Report only how many lines hold the word "with".

→ **Data lines**:
··········
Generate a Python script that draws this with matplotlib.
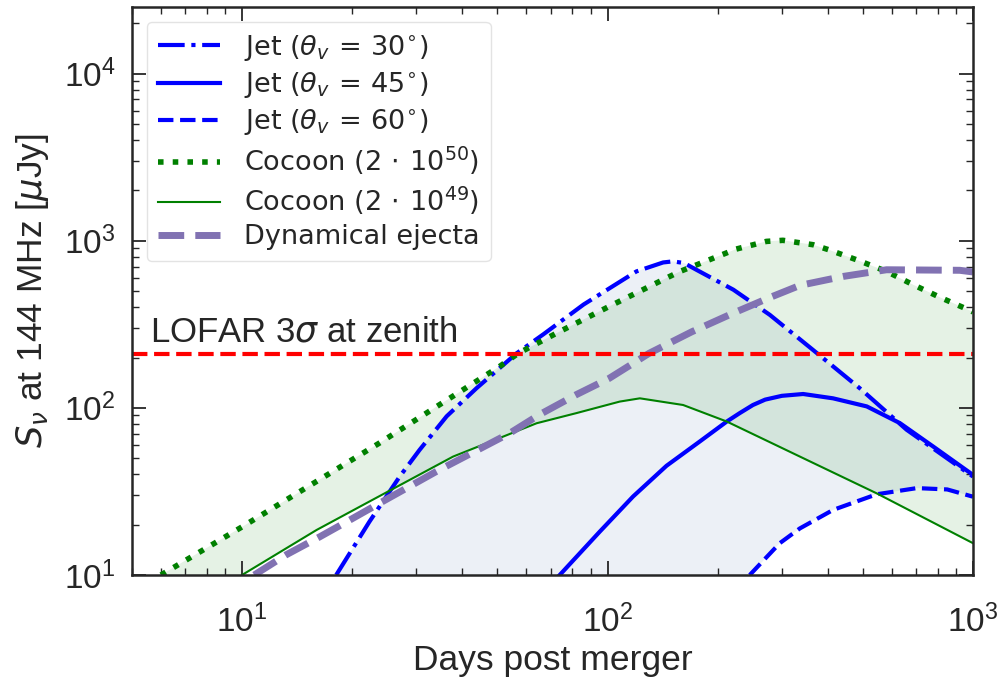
··········
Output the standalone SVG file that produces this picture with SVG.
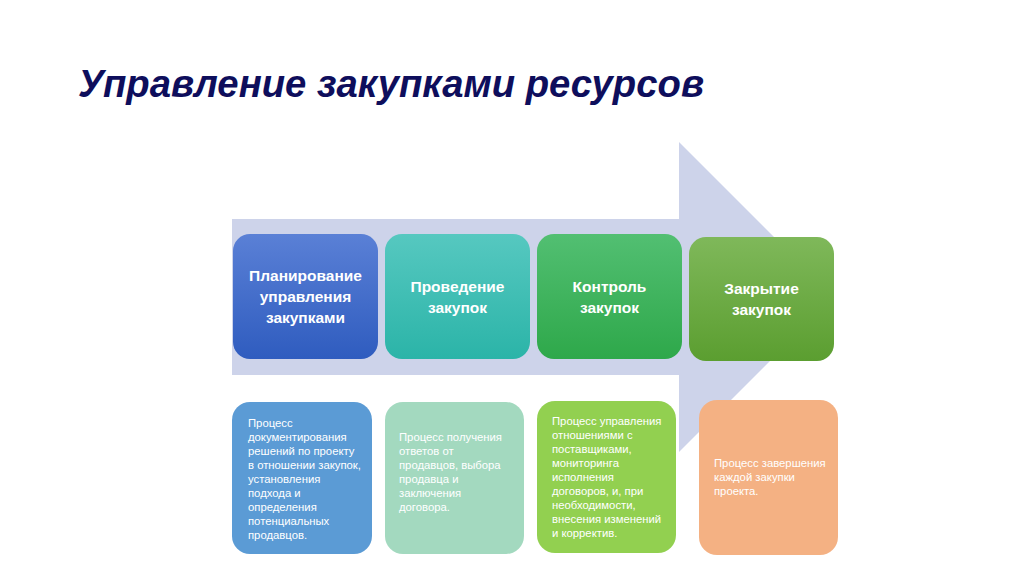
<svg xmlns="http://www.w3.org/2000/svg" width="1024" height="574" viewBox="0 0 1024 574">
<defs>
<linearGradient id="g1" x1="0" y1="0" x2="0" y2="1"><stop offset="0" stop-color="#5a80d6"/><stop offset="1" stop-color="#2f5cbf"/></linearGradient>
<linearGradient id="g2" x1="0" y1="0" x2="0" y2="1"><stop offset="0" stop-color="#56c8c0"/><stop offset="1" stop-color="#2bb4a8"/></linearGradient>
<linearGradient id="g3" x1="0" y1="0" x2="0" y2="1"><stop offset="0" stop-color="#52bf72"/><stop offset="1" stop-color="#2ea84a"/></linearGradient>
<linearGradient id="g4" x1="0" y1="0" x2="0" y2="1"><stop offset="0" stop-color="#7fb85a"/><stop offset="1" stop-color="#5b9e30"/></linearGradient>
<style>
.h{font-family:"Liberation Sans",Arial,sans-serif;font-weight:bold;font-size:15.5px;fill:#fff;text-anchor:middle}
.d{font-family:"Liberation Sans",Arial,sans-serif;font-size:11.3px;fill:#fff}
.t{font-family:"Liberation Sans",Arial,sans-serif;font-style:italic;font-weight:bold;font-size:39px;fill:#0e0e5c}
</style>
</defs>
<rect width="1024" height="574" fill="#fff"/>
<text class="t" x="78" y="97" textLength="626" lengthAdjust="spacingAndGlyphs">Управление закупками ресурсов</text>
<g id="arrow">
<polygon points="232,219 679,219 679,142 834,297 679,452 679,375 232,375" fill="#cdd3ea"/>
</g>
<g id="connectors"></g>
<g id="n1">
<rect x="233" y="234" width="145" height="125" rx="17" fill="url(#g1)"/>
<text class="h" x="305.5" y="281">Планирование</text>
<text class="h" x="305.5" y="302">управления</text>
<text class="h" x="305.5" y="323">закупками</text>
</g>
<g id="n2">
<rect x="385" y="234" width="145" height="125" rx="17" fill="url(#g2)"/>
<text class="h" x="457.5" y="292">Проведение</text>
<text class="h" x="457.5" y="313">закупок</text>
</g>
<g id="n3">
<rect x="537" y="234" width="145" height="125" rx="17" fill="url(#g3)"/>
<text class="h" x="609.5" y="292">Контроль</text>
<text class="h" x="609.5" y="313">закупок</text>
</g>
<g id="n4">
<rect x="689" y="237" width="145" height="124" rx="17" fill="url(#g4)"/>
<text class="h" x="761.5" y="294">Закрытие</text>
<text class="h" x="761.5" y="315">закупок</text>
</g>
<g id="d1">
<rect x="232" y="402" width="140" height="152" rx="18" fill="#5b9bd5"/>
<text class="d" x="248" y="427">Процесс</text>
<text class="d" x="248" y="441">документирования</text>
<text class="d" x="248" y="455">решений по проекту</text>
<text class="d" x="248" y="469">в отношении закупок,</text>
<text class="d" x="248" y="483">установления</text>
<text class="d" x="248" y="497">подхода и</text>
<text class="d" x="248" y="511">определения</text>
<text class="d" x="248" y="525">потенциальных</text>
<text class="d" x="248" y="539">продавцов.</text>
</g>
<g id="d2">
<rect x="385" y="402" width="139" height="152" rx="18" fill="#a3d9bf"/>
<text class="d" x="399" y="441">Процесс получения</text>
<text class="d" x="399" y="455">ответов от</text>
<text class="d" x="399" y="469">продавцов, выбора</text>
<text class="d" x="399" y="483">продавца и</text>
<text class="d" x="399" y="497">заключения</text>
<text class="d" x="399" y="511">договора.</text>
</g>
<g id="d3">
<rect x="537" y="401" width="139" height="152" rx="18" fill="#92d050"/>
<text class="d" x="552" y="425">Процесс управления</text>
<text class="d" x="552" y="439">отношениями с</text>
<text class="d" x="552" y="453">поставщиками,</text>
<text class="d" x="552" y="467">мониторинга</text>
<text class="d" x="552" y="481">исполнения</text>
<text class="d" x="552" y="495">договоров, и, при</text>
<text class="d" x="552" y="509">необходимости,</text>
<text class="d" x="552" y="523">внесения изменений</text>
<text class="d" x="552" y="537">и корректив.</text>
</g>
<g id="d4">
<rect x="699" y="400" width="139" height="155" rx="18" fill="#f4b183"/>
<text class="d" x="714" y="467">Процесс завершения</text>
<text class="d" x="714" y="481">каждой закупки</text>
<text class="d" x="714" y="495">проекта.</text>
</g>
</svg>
··········
→ **Solution to the problem**: 2